In answering the issues, the Court of Appeal relied upon the (minority) judgment of Lord Hoffman in Cambridge Gas Transportation Corporation v Official Committee of Unsecured Creditors of Navigator Holdings  UKPC 26, and Re HIH Casualty and General Insurance Ltd  UKHL 21, finding that foreign court proceedings could in fact be recognised in this case under the Model Law.
It was found that the ordinary rules regarding the enforcement of foreign judgments in personam were not applicable to bankruptcy proceedings. Bankruptcy proceedings were held to be distinct from other proceedings in rem and in personam in that rather than determining or establishing the existence of rights, they are merely a mechanism designed to enable a creditor whose rights have already been admitted or established to enforce those rights against their debtor. A defendant debtor should not be allowed to avoid proceedings by refusing to submit to the court’s jurisdiction. Neither the receivers nor the creditors should be forced to commence parallel insolvency proceedings.
Accordingly, on that basis, the principle of modified universalism was found to be applicable, and the English court required, where consistent with justice and public policy, to recognise the appointment of a foreign liquidator and to provide assistance wherever possible to the US court in the matter of the bankruptcy proceedings.

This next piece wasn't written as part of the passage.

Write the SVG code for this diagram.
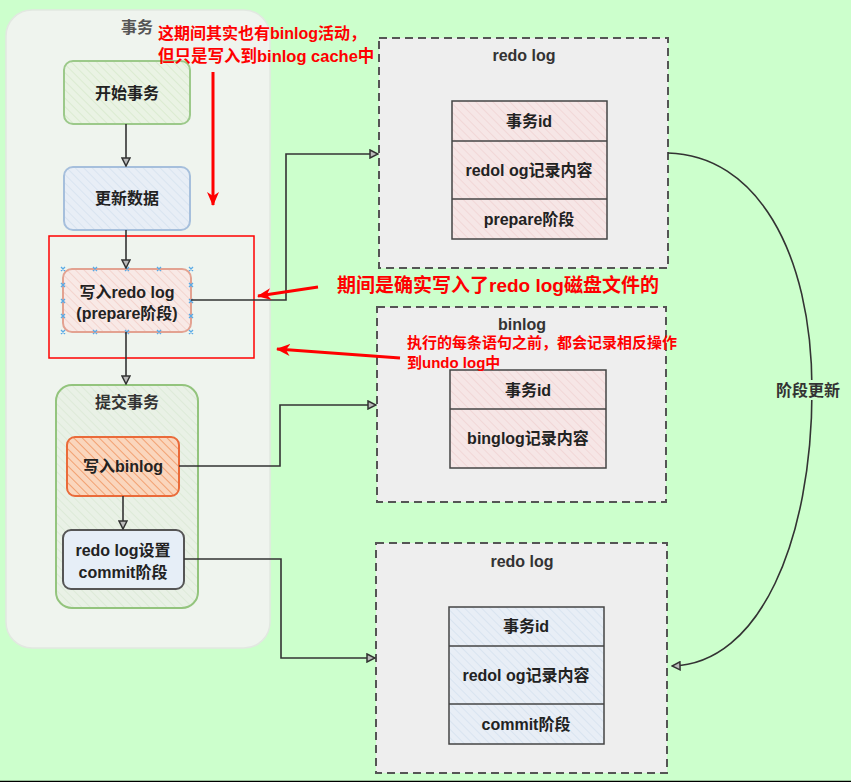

The Court of Appeal therefore unanimously allowed the appeal and found that the US insolvency proceedings were to be held as “foreign main proceedings”.
The decision indicated the Court of Appeal’s belief that international law should be applied in such a fashion that enables universal recognition of bankruptcy proceedings, and that this principle does not conflict with the usual treatment of proceedings in rem and in personam, but forms a separate and distinct class of action.
Issues before the Supreme Court
The issues that were before the Court of Appeal will now be considered by the Supreme Court. If the Supreme Court upholds the judgment of the Court of Appeal, it is likely to lead to greater efficiency in cross-border bankruptcy cases and possibly an increase in insolvency proceedings being launched in London due to its jurisdictional reach.